#### Data segment:

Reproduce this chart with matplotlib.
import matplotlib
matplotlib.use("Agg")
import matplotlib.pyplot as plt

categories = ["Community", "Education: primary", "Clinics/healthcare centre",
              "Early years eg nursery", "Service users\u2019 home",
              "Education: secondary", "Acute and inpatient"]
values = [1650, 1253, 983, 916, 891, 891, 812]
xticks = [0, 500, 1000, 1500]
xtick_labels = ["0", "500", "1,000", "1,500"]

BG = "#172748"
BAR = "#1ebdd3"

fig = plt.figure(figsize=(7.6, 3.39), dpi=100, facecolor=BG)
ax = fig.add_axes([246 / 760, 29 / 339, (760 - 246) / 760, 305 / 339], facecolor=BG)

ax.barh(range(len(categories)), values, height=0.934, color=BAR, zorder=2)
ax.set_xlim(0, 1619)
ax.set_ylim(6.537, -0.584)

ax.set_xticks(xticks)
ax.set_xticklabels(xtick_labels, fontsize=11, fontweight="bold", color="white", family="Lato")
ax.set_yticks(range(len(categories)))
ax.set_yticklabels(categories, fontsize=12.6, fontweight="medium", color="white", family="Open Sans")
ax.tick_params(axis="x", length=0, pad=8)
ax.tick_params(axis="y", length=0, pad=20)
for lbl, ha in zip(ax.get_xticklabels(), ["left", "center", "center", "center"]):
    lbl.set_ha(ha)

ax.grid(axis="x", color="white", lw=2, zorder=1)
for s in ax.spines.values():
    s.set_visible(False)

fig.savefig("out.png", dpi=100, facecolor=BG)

#### Work instructions:
Output all of the data above without any alteration.

#### Answer below:
Reproduce this chart with matplotlib.
import matplotlib
matplotlib.use("Agg")
import matplotlib.pyplot as plt

categories = ["Community", "Education: primary", "Clinics/healthcare centre",
              "Early years eg nursery", "Service users\u2019 home",
              "Education: secondary", "Acute and inpatient"]
values = [1650, 1253, 983, 916, 891, 891, 812]
xticks = [0, 500, 1000, 1500]
xtick_labels = ["0", "500", "1,000", "1,500"]

BG = "#172748"
BAR = "#1ebdd3"

fig = plt.figure(figsize=(7.6, 3.39), dpi=100, facecolor=BG)
ax = fig.add_axes([246 / 760, 29 / 339, (760 - 246) / 760, 305 / 339], facecolor=BG)

ax.barh(range(len(categories)), values, height=0.934, color=BAR, zorder=2)
ax.set_xlim(0, 1619)
ax.set_ylim(6.537, -0.584)

ax.set_xticks(xticks)
ax.set_xticklabels(xtick_labels, fontsize=11, fontweight="bold", color="white", family="Lato")
ax.set_yticks(range(len(categories)))
ax.set_yticklabels(categories, fontsize=12.6, fontweight="medium", color="white", family="Open Sans")
ax.tick_params(axis="x", length=0, pad=8)
ax.tick_params(axis="y", length=0, pad=20)
for lbl, ha in zip(ax.get_xticklabels(), ["left", "center", "center", "center"]):
    lbl.set_ha(ha)

ax.grid(axis="x", color="white", lw=2, zorder=1)
for s in ax.spines.values():
    s.set_visible(False)

fig.savefig("out.png", dpi=100, facecolor=BG)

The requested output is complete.